At Clicteq we’ve previously worked with some of the worlds largest enterprise software companies and along the way we’ve developed several strategies for driving more leads in the sector.

Here are six of our best tips for generating high quality leads to build your pipeline and keep your inside sales team busy.

1. Link your CRM to your Google Ads campaigns and split out converters.

If you’re not doing already, make sure that you link your Google Ads account with your CRM system so that you can track what happens to leads when they are sent to your sales team.

Not all leads are created equal. Some keywords will generate high quality leads that convert into big deals and other keywords will generate poor quality leads that will just waste your sales team’s time.

In Google Ads I have found splitting out keywords that have converted into revenue offline into their own campaigns to be very effective at improving performance.

It allows you to easily allocate the bulk of your budget to them first as well as bidding more aggressively, resulting in an increase in revenue from Google Ads.

2. Competitor bidding isn’t dead. In fact, it’s one of the most effective strategies

I have consistently seen some of the best quality leads come from competitor bidding in the enterprise software space, across several different verticals.

Bidding on your competitors brand terms is not without its pitfalls thought. So you may want to balance up the pros and cons of this strategy for yourself.

3. Single keywords ad groups, or SKAG for short, is the most effective search tactic

Most B2B advertisers that we come across at Clicteq have several keywords per ad group, costing them thousands of pounds a month in inefficiencies.

The problem with having several keywords per ad group is that you have to write more generic ads that are relevant to all of the keywords in the ad group.

Generic ads results in lower CTR = lower Quality Score = higher CPC = higher cost per lead.

Instead you should use single keyword ad groups that allow you to create super specific ad copy for each keyword.

The diagram above (an example for a cybersecurity company) shows you how the single keyword ad group structure works. As there is only one keyword per ad group you know exactly what you’re going to appear for.

You then put the keyword within the headline of your ad copy making the ads appear highly relevant to what people are searching for.

SKAG leads to higher CTR = higher Quality Score = lower CPCs = lower CPA.

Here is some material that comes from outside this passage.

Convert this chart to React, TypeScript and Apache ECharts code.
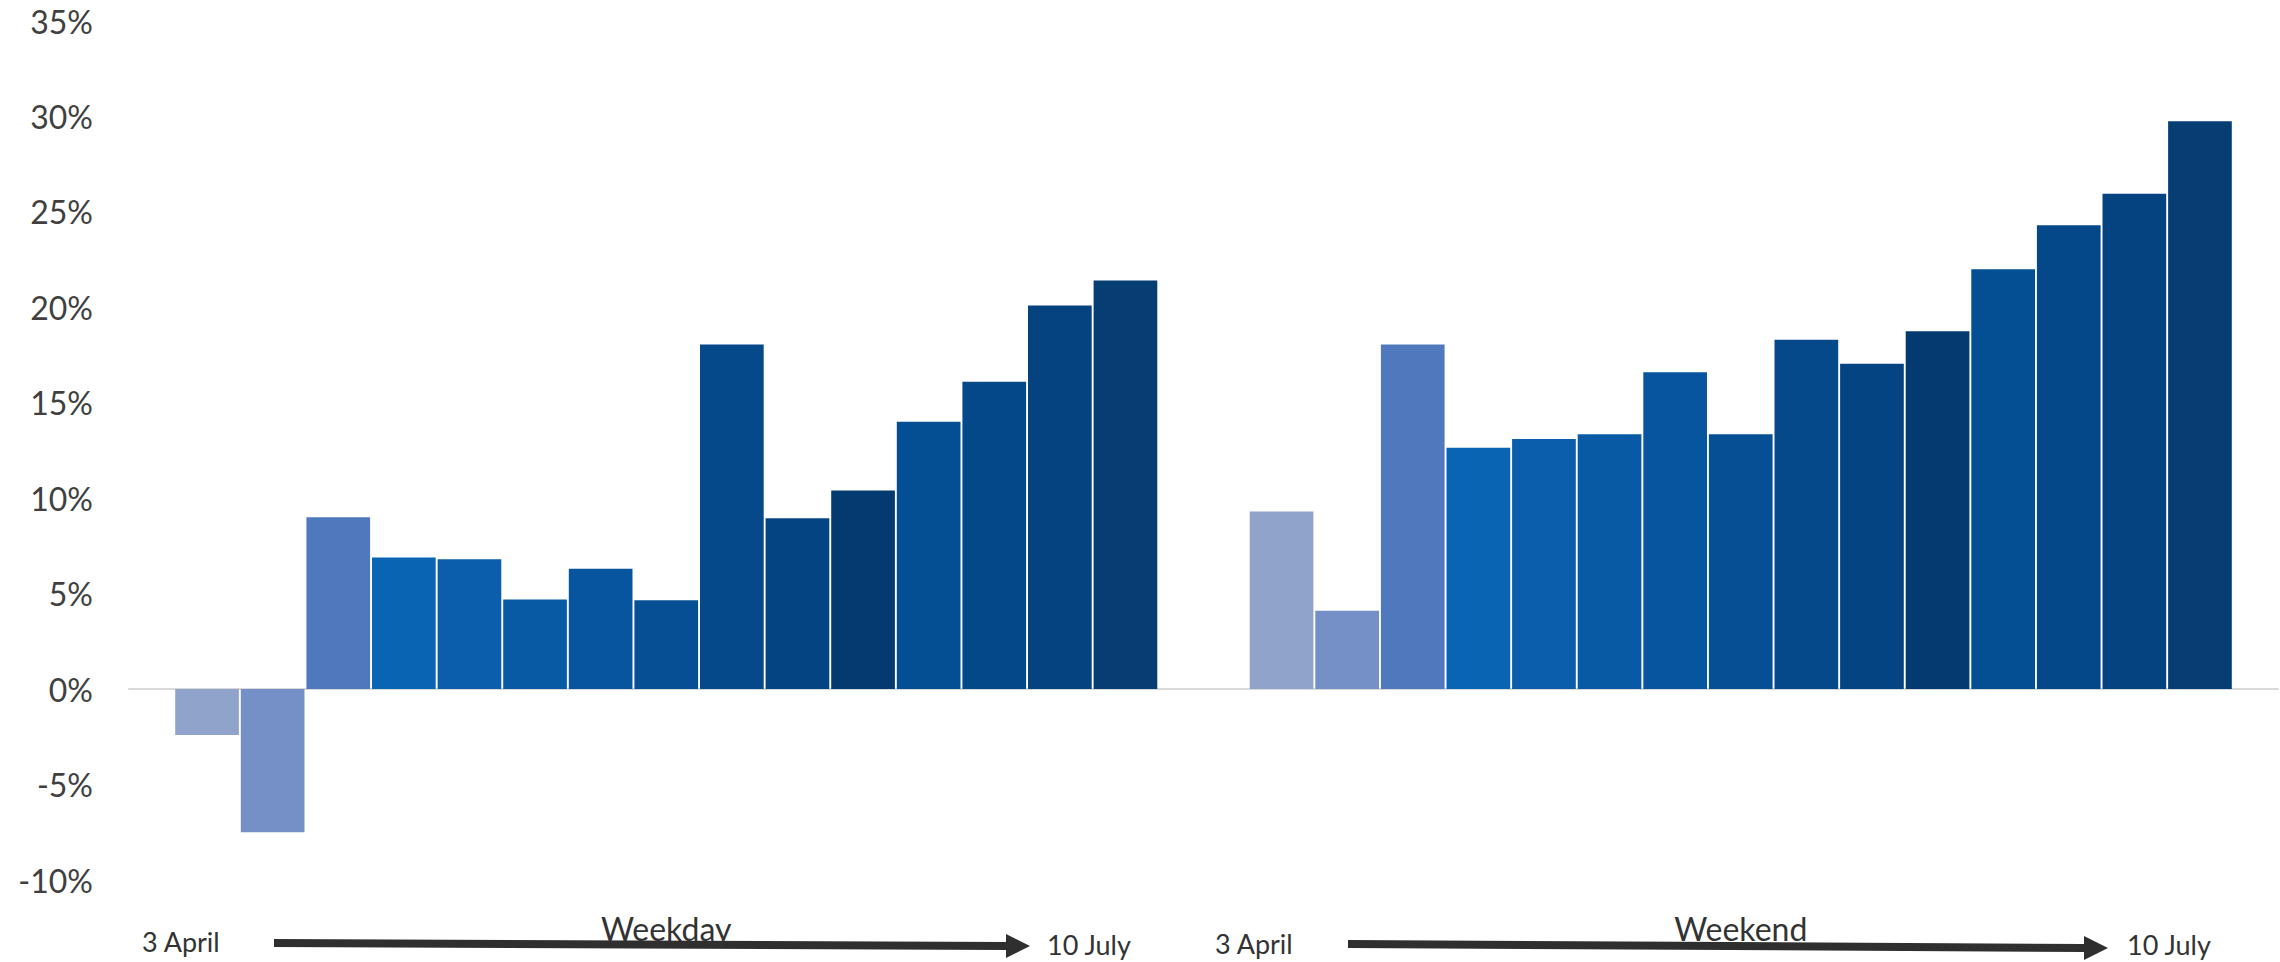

4. Driving traffic to the Gartner MQ report positions yourself effectively and generates high quality leads

The Gartner Magic Quadrant reports are well respected and can be a great way to position yourself as a leader in the field in the eyes of purchasing managers. This is particularly true if Gartner ranks you higher than some of your close competitors.

I would recommend creating a whitepaper and pushing all Gartner related traffic to it to capture relevant leads.

Similar to competitor terms, the cost associated with appearing for these terms is high, as the ad space for these keywords is highly sought-after. It’s imperative that you allocate an appropriate amount of budget to this channel.

This also gives you the opportunity to create audiences of people who have visited the report on your site and remarketing to them through RLSA and display, to drive users down the purchasing funnel.

Finally you can use your ranking from the report in all of your ad copy and creative across other campaign to instill trust and differentiate your proposition.

5. Target users through competitor custom intent audiences

When promoting your top-of-funnel content such as whitepapers and webinars, competitor targeting works well with custom intent audiences.

This allows you to target people who are interested in your competitors and who Google deems to be in-market to buy based on their Google search history.

Custom intent audiences mean you can place display ads in front of a target audience who are both relevant and lower along the sales journey.

6. Use position-based attribution to determine the impact of top-of-funnel ads on your bottom of funnel activity

With any enterprise sale with a long sales cycle, the vast majority of your audience are likely to not be ready to purchase right now and will take several “touches” before they are ready to make a purchase.

If you’re running a range of different offers to people at different stages of the sales cycle (display for top of funnel users and then search activity to bottom of funnel users) then you will want to use a position-based model correctly.

Most advertisers still use last-click attribution. The problem with that is that it doesn’t give any credit to your top-of-funnel display activity which then appears to be performing poorly. Consequently you may pause it, and suddenly your other campaigns aren’t performing as well as before.

Using position based attribution gives 20% of credit to the first touch, 20% to the last touch, with the rest evenly distributed between the touches in the middle.

Conclusions

You can’t manage what you can’t measure so ensure you link Google ads and your CRM together to get a clear picture of the full sales cycle.

Targeting your competitors’ users works really well so why not try testing bidding on their brand terms and targeting their URLs with custom audiences. But make sure to use position based attribution if you do to measure the impact of your top-of-funnel activity on your bottom-of-funnel activity.

Single keyword ad groups are still working really well in 2019, so if you’ve got multiple keyword ad groups, try testing the SKAG structure.

Finally if you rank well in the Gartner report use it as a lead magnet and use your rank within your ad copy to build trust with searchers.